Furthermore, the marker, method and system according to the invention allow for fast and efficient decoding of the marker by an artificial neural network regardless of its placement within an image.

Claims

1) Marker (1) for artificial neural networks, comprising a plurality of elements (2) defining a matrix structure and provided with at least one inner area (3) the elements (2) of which define a matrix code, characterized by the fact that it comprises at least one outer edge (6) to said inner area (3) comprising four angular portions (7, 8, 9, 10) of different colors.

2) Marker (1) according to claim 1, characterized by the fact that said angular portions (7, 8, 9, 10) comprise: a first angular portion (7), the elements (2) of which are green; a second angular portion (8), the elements (2) of which are blue; a third angular portion (9), the elements (2) of which are white; a fourth angular portion (10), the elements (2) of which are red.

3) Marker (1) according to claim 2, characterized by the fact that: said first angular portion (7) is arranged in the upper left corner; said second angular portion (8) is arranged in the upper right corner; said third angular portion (9) is arranged in the lower right corner; said fourth angular portion (10) is arranged in the lower left corner.

4) Marker (1) according to one or more of the preceding claims, characterized by the fact that it comprises at least one inner edge (12), positioned between said inner area (3) and said outer edge (6), the elements (2) of which are black.

5) Marker (1) according to one or more of the preceding claims, characterized by the fact that said inner area (3) comprises a plurality of elements (2) of white or black color.

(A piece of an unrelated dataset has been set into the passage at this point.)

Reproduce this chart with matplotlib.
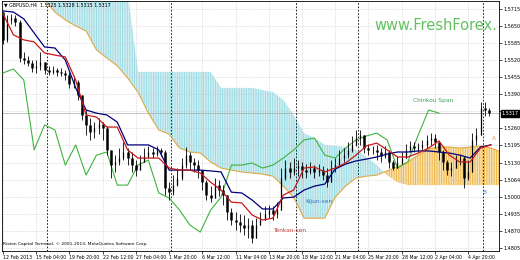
import numpy as np
import matplotlib.pyplot as plt
from matplotlib.transforms import blended_transform_factory

# GBPUSD H4 candles, one every 2 bars
closes = [1.5597, 1.5673, 1.5680, 1.5665, 1.5528, 1.5520, 1.5509, 1.5490, 1.5498, 1.5513,
          1.5482, 1.5475, 1.5482, 1.5475, 1.5471, 1.5463, 1.5429, 1.5437, 1.5387, 1.5311,
          1.5273, 1.5246, 1.5261, 1.5277, 1.5261, 1.5178, 1.5120, 1.5132, 1.5147, 1.5170,
          1.5147, 1.5120, 1.5101, 1.5132, 1.5155, 1.5170, 1.5162, 1.5178, 1.5170, 1.5033,
          1.5017, 1.5044, 1.5071, 1.5120, 1.5158, 1.5132, 1.5120, 1.5101, 1.5055, 1.5006,
          1.4995, 1.5044, 1.5025, 1.5006, 1.4941, 1.4911, 1.4903, 1.4892, 1.4880, 1.4892,
          1.4842, 1.4892, 1.4911, 1.4934, 1.4949, 1.4934, 1.4949, 1.5071, 1.5109, 1.5094,
          1.5109, 1.5117, 1.5101, 1.5094, 1.5109, 1.5094, 1.5101, 1.5082, 1.5055, 1.5109,
          1.5120, 1.5147, 1.5158, 1.5178, 1.5197, 1.5223, 1.5235, 1.5185, 1.5178, 1.5178,
          1.5170, 1.5155, 1.5170, 1.5132, 1.5109, 1.5128, 1.5147, 1.5178, 1.5193, 1.5185,
          1.5189, 1.5197, 1.5216, 1.5223, 1.5208, 1.5170, 1.5132, 1.5101, 1.5109, 1.5139,
          1.5147, 1.5071, 1.5094, 1.5216, 1.5235, 1.5338, 1.5330, 1.5317]
highs = [1.5703, 1.5692, 1.5696, 1.5692, 1.5673, 1.5551, 1.5536, 1.5520, 1.5520, 1.5551,
         1.5513, 1.5498, 1.5498, 1.5490, 1.5490, 1.5482, 1.5475, 1.5459, 1.5444, 1.5387,
         1.5330, 1.5299, 1.5284, 1.5299, 1.5284, 1.5269, 1.5178, 1.5158, 1.5185, 1.5208,
         1.5185, 1.5170, 1.5139, 1.5158, 1.5185, 1.5193, 1.5185, 1.5193, 1.5185, 1.5178,
         1.5055, 1.5082, 1.5109, 1.5147, 1.5189, 1.5170, 1.5147, 1.5139, 1.5101, 1.5063,
         1.5040, 1.5071, 1.5063, 1.5044, 1.5006, 1.4957, 1.4941, 1.4934, 1.4930, 1.4918,
         1.4911, 1.4918, 1.4941, 1.4964, 1.4968, 1.4964, 1.4979, 1.5109, 1.5139, 1.5132,
         1.5147, 1.5139, 1.5132, 1.5124, 1.5132, 1.5120, 1.5124, 1.5117, 1.5109, 1.5139,
         1.5147, 1.5178, 1.5185, 1.5208, 1.5231, 1.5254, 1.5254, 1.5231, 1.5200, 1.5193,
         1.5197, 1.5185, 1.5193, 1.5178, 1.5139, 1.5155, 1.5170, 1.5200, 1.5212, 1.5208,
         1.5204, 1.5216, 1.5235, 1.5242, 1.5238, 1.5208, 1.5178, 1.5139, 1.5132, 1.5158,
         1.5162, 1.5155, 1.5139, 1.5242, 1.5261, 1.5360, 1.5360, 1.5338]
lows = [1.5581, 1.5589, 1.5658, 1.5650, 1.5513, 1.5505, 1.5498, 1.5475, 1.5471, 1.5482,
        1.5467, 1.5463, 1.5467, 1.5459, 1.5459, 1.5444, 1.5414, 1.5414, 1.5368, 1.5292,
        1.5235, 1.5216, 1.5223, 1.5238, 1.5216, 1.5158, 1.5071, 1.5094, 1.5120, 1.5139,
        1.5120, 1.5094, 1.5078, 1.5101, 1.5132, 1.5147, 1.5147, 1.5155, 1.5155, 1.5006,
        1.4987, 1.5006, 1.5040, 1.5063, 1.5109, 1.5101, 1.5094, 1.5071, 1.5025, 1.4987,
        1.4979, 1.5006, 1.5002, 1.4968, 1.4911, 1.4892, 1.4873, 1.4865, 1.4854, 1.4842,
        1.4823, 1.4865, 1.4892, 1.4911, 1.4918, 1.4911, 1.4918, 1.4968, 1.5063, 1.5071,
        1.5082, 1.5078, 1.5071, 1.5071, 1.5086, 1.5071, 1.5078, 1.5063, 1.5036, 1.5071,
        1.5094, 1.5117, 1.5132, 1.5147, 1.5170, 1.5193, 1.5197, 1.5166, 1.5158, 1.5162,
        1.5139, 1.5132, 1.5147, 1.5109, 1.5101, 1.5109, 1.5124, 1.5155, 1.5170, 1.5170,
        1.5170, 1.5178, 1.5185, 1.5197, 1.5185, 1.5139, 1.5101, 1.5082, 1.5078, 1.5109,
        1.5120, 1.5033, 1.5063, 1.5094, 1.5197, 1.5235, 1.5307, 1.5307]

# Ichimoku lines, one value every 5 bars
tenkan = [1.5696, 1.5616, 1.5597, 1.5589, 1.5547, 1.5539, 1.5532, 1.5444, 1.5311, 1.5303,
          1.5265, 1.5265, 1.5178, 1.5147, 1.5147, 1.5147, 1.5109, 1.5101, 1.5101, 1.5090,
          1.5055, 1.5025, 1.4979, 1.4976, 1.4930, 1.4911, 1.4918, 1.5006, 1.5025, 1.5109,
          1.5113, 1.5094, 1.5109, 1.5128, 1.5158, 1.5193, 1.5204, 1.5178, 1.5151, 1.5151,
          1.5166, 1.5185, 1.5212, 1.5158, 1.5132, 1.5132, 1.5185, 1.5197]
kijun = [1.5707, 1.5703, 1.5677, 1.5623, 1.5570, 1.5566, 1.5520, 1.5414, 1.5330, 1.5318,
         1.5311, 1.5284, 1.5197, 1.5197, 1.5197, 1.5178, 1.5101, 1.5101, 1.5101, 1.5101,
         1.5098, 1.5094, 1.5017, 1.5014, 1.4987, 1.4953, 1.4953, 1.4995, 1.4998, 1.5025,
         1.5040, 1.5048, 1.5105, 1.5124, 1.5136, 1.5143, 1.5151, 1.5162, 1.5170, 1.5170,
         1.5174, 1.5174, 1.5170, 1.5166, 1.5158, 1.5147, 1.5189, 1.5197]
chinkou = [1.5471, 1.5486, 1.5444, 1.5178, 1.5273, 1.5254, 1.5120, 1.5197, 1.5082, 1.5158,
           1.5170, 1.5044, 1.5044, 1.5120, 1.5139, 1.5014, 1.4995, 1.4949, 1.4892, 1.4865,
           1.4949, 1.4998, 1.5120, 1.5120, 1.5128, 1.5109, 1.5120, 1.5147, 1.5178, 1.5216,
           1.5223, 1.5158, 1.5147, 1.5185, 1.5216, 1.5231, 1.5242, 1.5216, 1.5109, 1.5132,
           1.5235, 1.5330, 1.5318]
span_a = [1.5800, 1.5790, 1.5780, 1.5765, 1.5750, 1.5703, 1.5673, 1.5650, 1.5631, 1.5559,
          1.5528, 1.5498, 1.5452, 1.5398, 1.5318, 1.5254, 1.5238, 1.5185, 1.5170, 1.5166,
          1.5132, 1.5109, 1.5101, 1.5094, 1.5090, 1.5086, 1.5078, 1.5040, 1.4998, 1.4918,
          1.4918, 1.4918, 1.4998, 1.5040, 1.5071, 1.5078, 1.5082, 1.5098, 1.5113, 1.5132,
          1.5158, 1.5181, 1.5189, 1.5189, 1.5185, 1.5189, 1.5193, 1.5185, 1.5170]
span_b = [1.5780, 1.5780, 1.5780, 1.5780, 1.5780, 1.5780, 1.5780, 1.5780, 1.5780, 1.5780,
          1.5780, 1.5780, 1.5780, 1.5475, 1.5475, 1.5475, 1.5475, 1.5475, 1.5475, 1.5475,
          1.5475, 1.5414, 1.5414, 1.5414, 1.5414, 1.5406, 1.5398, 1.5368, 1.5311, 1.5242,
          1.5223, 1.5197, 1.5193, 1.5189, 1.5178, 1.5151, 1.5120, 1.5082, 1.5055, 1.5044,
          1.5044, 1.5044, 1.5044, 1.5044, 1.5044, 1.5044, 1.5044, 1.5044, 1.5044]

y_ticks = [1.5715, 1.5650, 1.5585, 1.5520, 1.5455, 1.5390, 1.5325, 1.5260,
           1.5195, 1.5130, 1.5064, 1.5000, 1.4935, 1.4870, 1.4805]
y_labels = ['1.5715', '1.5650', '1.5585', '1.5520', '1.5455', '1.5390', '', '1.5260',
            '1.5195', '1.5130', '1.5064', '1.5000', '1.4935', '1.4870', '1.4805']
x_ticks = [0, 16, 32, 48, 64, 80, 96, 112, 128, 144, 160, 176, 192, 208, 224]
x_labels = ['12 Feb 2013', '15 Feb 04:00', '19 Feb 20:00', '22 Feb 12:00', '27 Feb 04:00',
            '1 Mar 20:00', '6 Mar 12:00', '11 Mar 04:00', '13 Mar 20:00', '18 Mar 12:00',
            '21 Mar 04:00', '25 Mar 20:00', '28 Mar 12:00', '2 Apr 04:00', '4 Apr 20:00']
separators = [21, 81, 141, 171, 231]
last_price = 1.5317

plt.rcParams['font.family'] = 'DejaVu Sans'
plt.rcParams['hatch.linewidth'] = 0.7

fig = plt.figure(figsize=(5.2, 2.6), dpi=100)
ax = fig.add_axes([2 / 520, 9 / 260, 497 / 520, 250 / 260])
ax.set_xlim(-0.5, 238.9)
ax.set_ylim(1.4793, 1.5745)

# cloud
xs = np.arange(len(span_a)) * 5
a = np.array(span_a)
b = np.array(span_b)
ax.fill_between(xs, a, b, where=b >= a, interpolate=True, facecolor='#d2eff3',
                edgecolor='#9adbe4', hatch='|||||||', linewidth=0, zorder=1)
ax.fill_between(xs, a, b, where=a > b, interpolate=True, facecolor='#f9e4b4',
                edgecolor='#eeb446', hatch='|||||||', linewidth=0, zorder=1)
ax.plot(xs, a, color='#e3aa45', lw=0.8, zorder=2)

ax.axhline(last_price, color='#a8a8a8', lw=0.5, zorder=1.5)

for s in separators:
    ax.axvline(s, color='black', lw=0.6, linestyle=(0, (2, 2)), zorder=1.6)

# candles
cx = np.arange(len(closes)) * 2
c = np.array(closes)
o = np.array([highs[0]] + closes[:-1])
hi = np.maximum(np.array(highs), np.maximum(o, c))
lo = np.minimum(np.array(lows), np.minimum(o, c))
ax.vlines(cx, lo, hi, color='black', lw=0.6, zorder=4)
bear = c < o
ax.vlines(cx[bear], c[bear], o[bear], color='black', lw=1.8, zorder=4)
ax.vlines(cx[~bear], o[~bear], c[~bear], color='black', lw=0.9, zorder=4)

xl = np.arange(len(tenkan)) * 5
ax.plot(np.arange(len(chinkou)) * 5, chinkou, color='#3fb33f', lw=0.8, zorder=3)
ax.plot(xl, kijun, color='#00007a', lw=0.9, zorder=5)
ax.plot(xl, tenkan, color='#c81818', lw=0.9, zorder=5)

# axes
ax.yaxis.tick_right()
ax.set_yticks(y_ticks)
ax.set_yticklabels(y_labels)
ax.set_xticks(x_ticks)
ax.set_xticklabels(x_labels, ha='left')
ax.tick_params(axis='y', direction='out', length=2, width=0.5, labelsize=3.5, pad=1.5)
ax.tick_params(axis='x', direction='out', length=2, width=0.5, labelsize=3.35, pad=1)
ax.grid(color='#c8c8c8', linestyle=(0, (1, 1.5)), lw=0.5, zorder=0)
for sp in ax.spines.values():
    sp.set_linewidth(0.6)
    sp.set_color('black')

trans = blended_transform_factory(ax.transAxes, ax.transData)
ax.text(1.006, last_price, '1.5317', transform=trans, fontsize=3.5, color='white',
        va='center', ha='left', zorder=10, clip_on=False,
        bbox=dict(boxstyle='square,pad=0.2', fc='black', ec='black'))

ax.text(0.004, 0.984, '\u25bc GBPUSD,H4  1.5325 1.5328 1.5315 1.5317', transform=ax.transAxes,
        fontsize=3.4, va='center', ha='left', color='black')
ax.text(0.003, 0.028, 'Riston Capital Terminal, \u00a9 2001-2013, MetaQuotes Software Corp.',
        transform=ax.transAxes, fontsize=3.2, va='center', ha='left', color='black')
ax.text(0.996, 0.904, 'www.FreshForex.', transform=ax.transAxes, fontsize=10.5,
        va='center', ha='right', color='#62c262')

ax.text(137.8, 1.4871, 'Tenkan-sen', fontsize=4.2, color='#c04040', ha='center', va='center')
ax.text(152.2, 1.4981, 'Kijun-sen', fontsize=4.2, color='#3a70b8', ha='center', va='center')
ax.text(207.1, 1.5366, 'Chinkou Span', fontsize=4.2, color='#3aa060', ha='center', va='center')
ax.text(236.5, 1.5223, 'A', fontsize=4.2, color='#e09a60', ha='center', va='center')
ax.text(231.7, 1.5017, 'B', fontsize=4.2, color='#4a88c8', ha='center', va='center')

fig.savefig('out.png', dpi=100)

6) Computer-implemented method for the recognition and interpretation of a marker (1) according to one or more of the preceding claims, characterized by the fact that it comprises the following steps: acquisition of an image (13) containing at least one marker (1); detection of said marker (1) inside said image (13) by means of a first neural network (15); determination of the orientation of said marker (1) by means of a second neural network (16); decoding of said marker (1) by means of a third neural network (22).

7) Method according to claim 6, characterized by the fact that, prior to said determination step, it comprises at least one step of cutting said marker (1) with respect to a background of said image (13) and at least one step of resizing of said cut-out marker (1).

8) Method according to claim 6 or 7, characterized by the fact that said determination step comprises at least one step of locating at least one key point (18, 19, 20, 21) in said cut-out marker (1), wherein: a first key point (18) corresponds to said first angular portion (7); a second key point (19) corresponds to said second angular portion (8); a third key point (20) corresponds to said third angular portion (9); a fourth key point (21) corresponds to said fourth angular portion (10).

9) Method according to one or more of claims 6 to 8, characterized by the fact that, prior to said decoding step, it comprises a step of rotation of said cut-out marker (1) so that: said first key point (18) is positioned in the upper left corner; said second key point (19) is positioned in the upper right corner; said third key point (20) is positioned in the lower right corner; said fourth key point (21) is positioned in the lower left corner.

10) Method according to one or more of claims 6 to 9, characterized by the fact that said decoding step comprises at least one step of associating each white element (2) of said inner area (3) with a binary value of 1 and each black element (2) of said inner area (3) with a binary value of 0, in order to generate a binary code (4).